Stored records:
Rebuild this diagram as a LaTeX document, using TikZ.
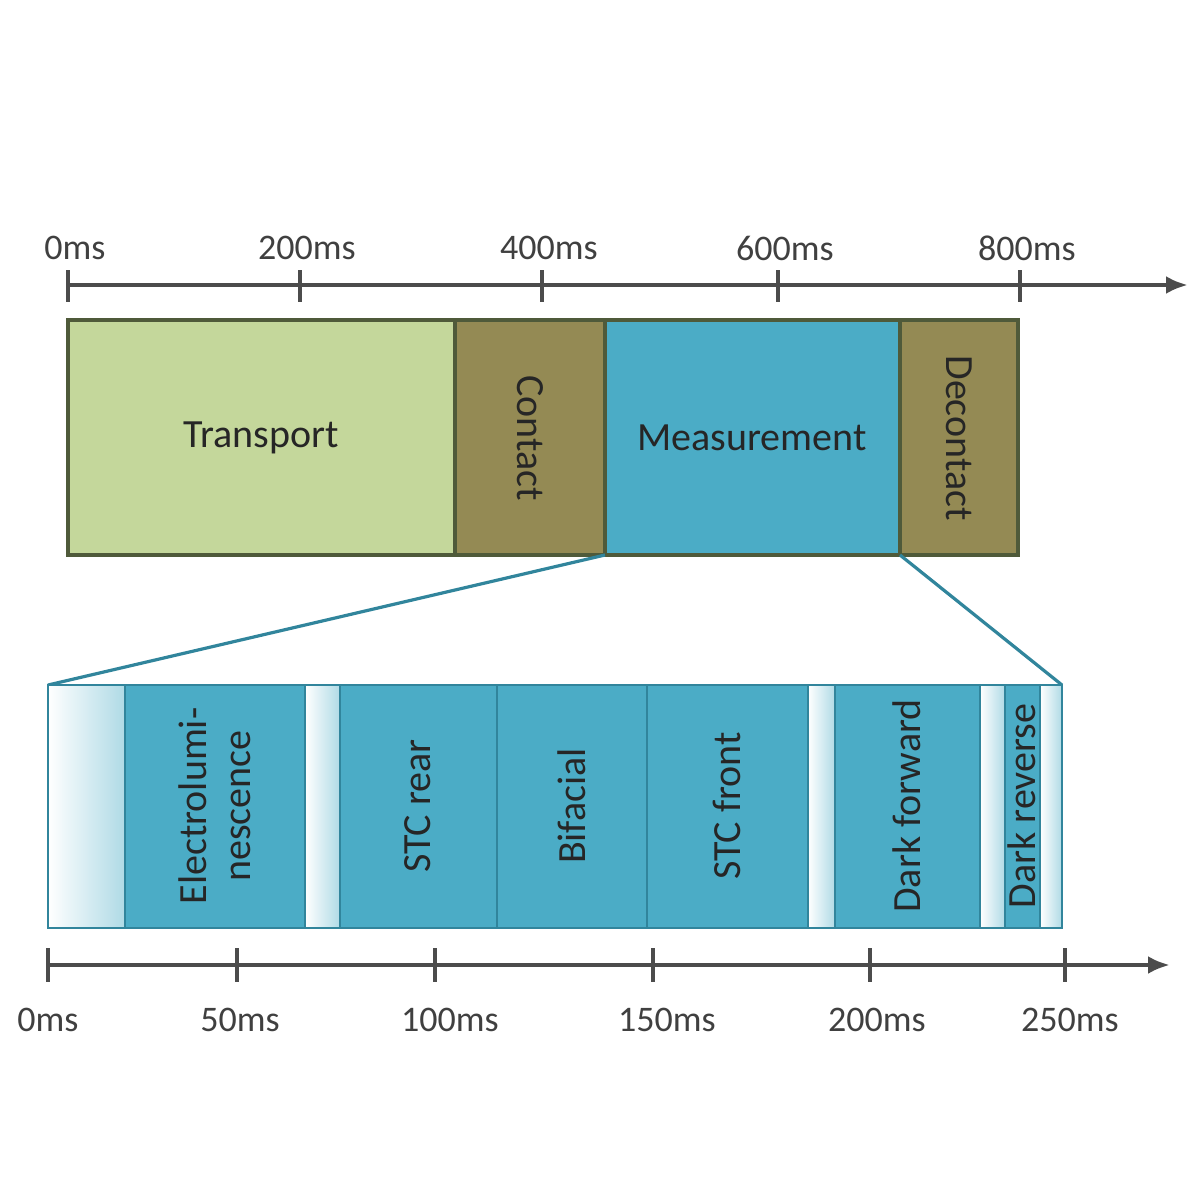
\documentclass[tikz,border=0pt]{standalone}
\usepackage{fontspec}
\setmainfont{Carlito}
\usetikzlibrary{arrows.meta}
\definecolor{lgreen}{HTML}{C4D79B}
\definecolor{olive}{HTML}{948A54}
\definecolor{mblue}{HTML}{4BACC6}
\definecolor{edge}{HTML}{4F5A3A}
\definecolor{bedge}{HTML}{31859C}
\definecolor{lstrip}{HTML}{DAEEF3}
\begin{document}
\begin{tikzpicture}[x=0.5pt,y=-0.5pt,
 lbl/.style={font=\fontsize{20}{22}\selectfont,text=black!85},
 tlbl/.style={font=\fontsize{18}{20}\selectfont,text=black!75},
 axis/.style={line width=2.2pt,draw=black!70,-{Latex[length=11pt,width=9pt]}},
 tick/.style={line width=2.2pt,draw=black!70},
 blk/.style={draw=edge,line width=1.6pt},
 sblk/.style={draw=bedge,line width=1.2pt,fill=mblue},
 light/.style={draw=bedge,line width=1.2pt,left color=white,right color=lstrip!70!mblue}]
\useasboundingbox (0,0) rectangle (1200,1200);
% top axis
\coordinate (ta0) at (68,285); \coordinate (ta1) at (1188,285);
\draw[axis] (ta0) -- (ta1);
\foreach \x/\t in {68/0ms,300/200ms,542/400ms,778/600ms,1020/800ms}{
 \draw[tick] (\x,270) -- (\x,302);
 \node[tlbl] at (\x+7,248) {\t};}
% top bar
\fill[lgreen] (68,320) rectangle (455,555);
\fill[olive] (455,320) rectangle (605,555);
\fill[mblue] (605,320) rectangle (900,555);
\fill[olive] (900,320) rectangle (1018,555);
\draw[blk] (68,320) rectangle (1018,555);
\draw[blk] (455,320) -- (455,555) (605,320) -- (605,555) (900,320) -- (900,555);
\node[lbl] (tr) at (261,438) {Transport};
\node[lbl,rotate=-90] (co) at (530,438) {Contact};
\node[lbl] (me) at (752,438) {Measurement};
\node[lbl,rotate=-90] (de) at (959,438) {Decontact};
% zoom lines
\coordinate (z1) at (605,555); \coordinate (z2) at (900,555);
\coordinate (z3) at (48,685); \coordinate (z4) at (1062,685);
\draw[bedge,line width=1.6pt] (z1) -- (z3) (z2) -- (z4);
% bottom bar
\foreach \a/\b in {48/125,305/340,808/835,980/1005,1040/1062}{
 \draw[light] (\a,685) rectangle (\b,928);}
\foreach \a/\b in {125/305,340/497,497/647,647/808,835/980,1005/1040}{
 \draw[sblk] (\a,685) rectangle (\b,928);}
\node[lbl,rotate=90,align=center] (el) at (215,806) {Electrolumi-\\nescence};
\node[lbl,rotate=90] (sr) at (418,806) {STC rear};
\node[lbl,rotate=90] (bf) at (572,806) {Bifacial};
\node[lbl,rotate=90] (sf) at (727,806) {STC front};
\node[lbl,rotate=90] (df) at (907,806) {Dark forward};
\node[lbl,rotate=90] (dr) at (1022,806) {Dark reverse};
% bottom axis
\coordinate (ba0) at (48,965); \coordinate (ba1) at (1170,965);
\draw[axis] (ba0) -- (ba1);
\foreach \x/\t in {48/0ms,237/50ms,435/100ms,653/150ms,870/200ms,1065/250ms}{
 \draw[tick] (\x,948) -- (\x,982);}
\foreach \x/\t in {48/0ms,240/50ms,450/100ms,667/150ms,877/200ms,1070/250ms}{
 \node[tlbl] at (\x,1020) {\t};}
\end{tikzpicture}
\end{document}
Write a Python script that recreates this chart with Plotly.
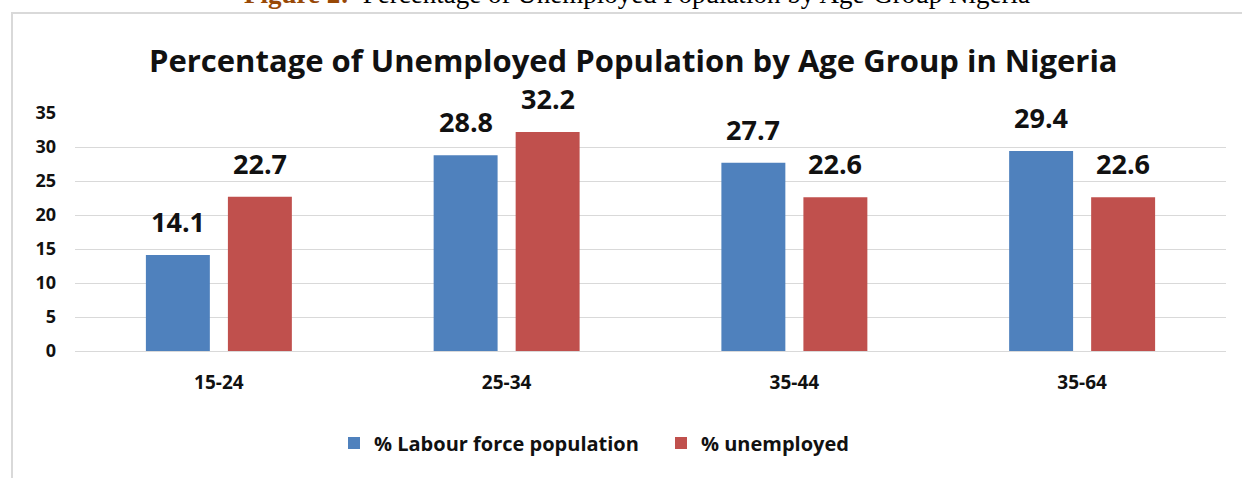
import plotly.graph_objects as go

categories = ["15-24", "25-34", "35-44", "35-64"]
labour_force = [14.1, 28.8, 27.7, 29.4]
unemployed = [22.7, 32.2, 22.6, 22.6]
series_names = ["% Labour force population", "% unemployed"]
y_ticks = [0, 5, 10, 15, 20, 25, 30, 35]

BLUE = "#4f81bd"
RED = "#c0504d"
FONT = "Open Sans"
TXT = "#111111"

W, H = 1242, 478
L, R, T, B = 75, 16, 113, 127
pw, ph = W - L - R, H - T - B

def px_x(p):
    return (p - L) / pw

def px_y(p):
    return (H - B - p) / ph

fig = go.Figure()
fig.add_bar(x=categories, y=labour_force, name=series_names[0],
            marker=dict(color=BLUE, line=dict(width=0)))
fig.add_bar(x=categories, y=unemployed, name=series_names[1],
            marker=dict(color=RED, line=dict(width=0)))

annotations = []
for vals, shift in ((labour_force, -41), (unemployed, 41)):
    for c, v in zip(categories, vals):
        annotations.append(dict(x=c, y=v, xref="x", yref="y", text=f"<b>{v:.1f}</b>",
                                showarrow=False, xshift=shift, yanchor="bottom",
                                yshift=13,
                                font=dict(family=FONT, size=27, color=TXT)))

annotations.append(dict(
    x=px_x(637), y=px_y(-6), xref="paper", yref="paper", xanchor="center", yanchor="middle",
    showarrow=False,
    text="<b><span style='color:#984806'>Figure 2:</span></b>  Percentage of Unemployed Population by Age-Group Nigeria",
    font=dict(family="Liberation Serif", size=27, color="#000000")))

annotations.append(dict(
    x=px_x(633), y=px_y(60), xref="paper", yref="paper", xanchor="center", yanchor="middle",
    showarrow=False,
    text="<b>Percentage of Unemployed Population by Age Group in Nigeria</b>",
    font=dict(family=FONT, size=31, color=TXT)))

fig.update_layout(
    width=W, height=H,
    margin=dict(l=L, r=R, t=T, b=B, pad=0),
    paper_bgcolor="white", plot_bgcolor="white",
    barmode="group", bargap=0.43, bargroupgap=0.22,
    showlegend=True,
    legend=dict(orientation="h", x=px_x(334), y=px_y(443), xanchor="left", yanchor="middle",
                font=dict(family=FONT, size=20, color=TXT, weight="bold"),
                itemwidth=30, traceorder="normal",
                entrywidth=282, entrywidthmode="pixels"),
    annotations=annotations,
    shapes=[dict(type="rect", xref="paper", yref="paper",
                 x0=px_x(12), y0=px_y(520), x1=px_x(1300), y1=px_y(13),
                 line=dict(color="#d9d9d9", width=2), layer="below")],
    font=dict(family=FONT),
)
fig.update_xaxes(showgrid=False, showline=False, ticks="",
                 tickfont=dict(family=FONT, size=19, color=TXT, weight="bold"),
                 ticklabelstandoff=18)
fig.update_yaxes(range=[0, 35], tickvals=y_ticks, showgrid=True, gridcolor="#d9d9d9",
                 gridwidth=1, zeroline=True, zerolinecolor="#d9d9d9", zerolinewidth=1,
                 showline=False, ticks="",
                 tickfont=dict(family=FONT, size=18, color=TXT, weight="bold"),
                 ticklabelstandoff=18)

fig.write_html("out.html")
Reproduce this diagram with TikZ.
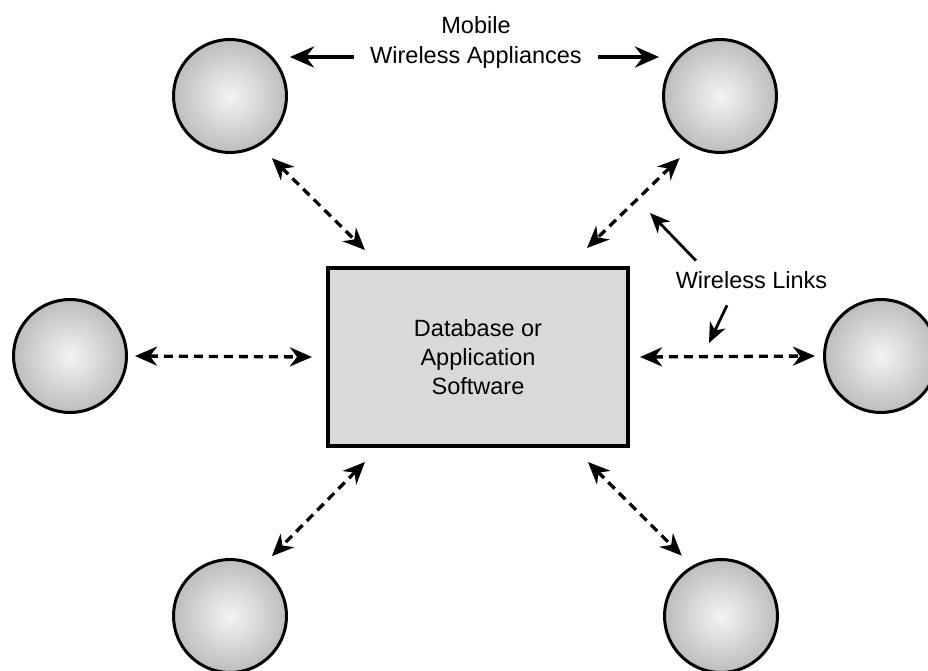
\documentclass[tikz,border=0pt]{standalone}
\usepackage{fontspec}
\setmainfont{Liberation Sans}
\usetikzlibrary{arrows.meta}
\definecolor{ballin}{HTML}{F4F4F4}
\definecolor{ballmid}{HTML}{BDBDBD}
\definecolor{ballout}{HTML}{7E7E7E}
\definecolor{boxgray}{HTML}{D9D9D9}
\pgfdeclareradialshading{ballshade}{\pgfpoint{0bp}{0bp}}{color(0bp)=(ballin); color(25bp)=(ballmid); color(50bp)=(ballout)}
\tikzset{
  ball/.style={circle, draw=black, line width=3pt, minimum size=113pt, inner sep=0pt, shading=ballshade},
  lbl/.style={inner sep=0pt, font=\fontsize{23.5}{29}\selectfont, align=center},
  link/.style={line width=3.3pt, dash pattern=on 9pt off 6pt,
    {Stealth[length=22pt,width=19pt,inset=7pt]}-{Stealth[length=22pt,width=19pt,inset=7pt]}},
  bigarr/.style={line width=4pt, -{Stealth[length=24pt,width=21pt,inset=8pt]}},
  smallarr/.style={line width=2.8pt, -{Stealth[length=20pt,width=17pt,inset=6pt]}}
}
\begin{document}
\begin{tikzpicture}[x=1pt,y=1pt]
\useasboundingbox (0,0) rectangle (928,670);
\clip (0,0) rectangle (928,670);
% appliances
\node[ball] (tl) at (230,574) {};
\node[ball] (tr) at (720,574) {};
\node[ball] (l) at (70,314) {};
\node[ball] (r) at (881,314) {};
\node[ball] (bl) at (230,54) {};
\node[ball] (br) at (721,54) {};
% central box
\node[draw=black, line width=4pt, fill=boxgray, minimum width=300pt, minimum height=178pt,
      inner sep=0pt, font=\fontsize{23.5}{29}\selectfont, align=center] (box) at (478,313)
      {Database or\\Application\\Software};
% labels
\node[lbl] (mob) at (476,644.5) {Mobile};
\node[lbl] (wa) at (476,613) {Wireless Appliances};
\node[lbl] (wl) at (751.5,389.5) {Wireless Links};
% mobile arrows
\draw[bigarr, shorten <=16pt, shorten >=2pt] (wa.west) -- (wa.west -| tl.east);
\draw[bigarr, shorten <=16pt, shorten >=3pt] (wa.east) -- (wa.east -| tr.west);
% wireless links
\draw[link] ([shift={(-56:17pt)}]tl.-56) -- ([shift={(39pt,16pt)}]box.north west);
\draw[link] ([shift={(237:16pt)}]tr.237) -- ([shift={(-43pt,18pt)}]box.north east);
\draw[link] ([xshift=7pt]l.east) -- ([xshift=-14pt]box.west);
\draw[link] ([xshift=10pt]box.east) -- ([xshift=-8pt]r.west);
\draw[link] ([shift={(39pt,-14pt)}]box.south west) -- ([shift={(55:15pt)}]bl.55);
\draw[link] ([shift={(-42pt,-14pt)}]box.south east) -- ([shift={(123:14pt)}]br.123);
% pointers from "Wireless Links"
\coordinate (wlt1) at (650,457);
\coordinate (wlt2) at (709,327);
\draw[smallarr] ([shift={(-55.5pt,11pt)}]wl.north) -- (wlt1);
\draw[smallarr] ([shift={(-24.5pt,-16pt)}]wl.south) -- (wlt2);
\end{tikzpicture}
\end{document}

Task details: Go through the material and select each line with the string "diagram" in it.

Full response:
Rebuild this diagram as a LaTeX document, using TikZ.
Reproduce this diagram with TikZ.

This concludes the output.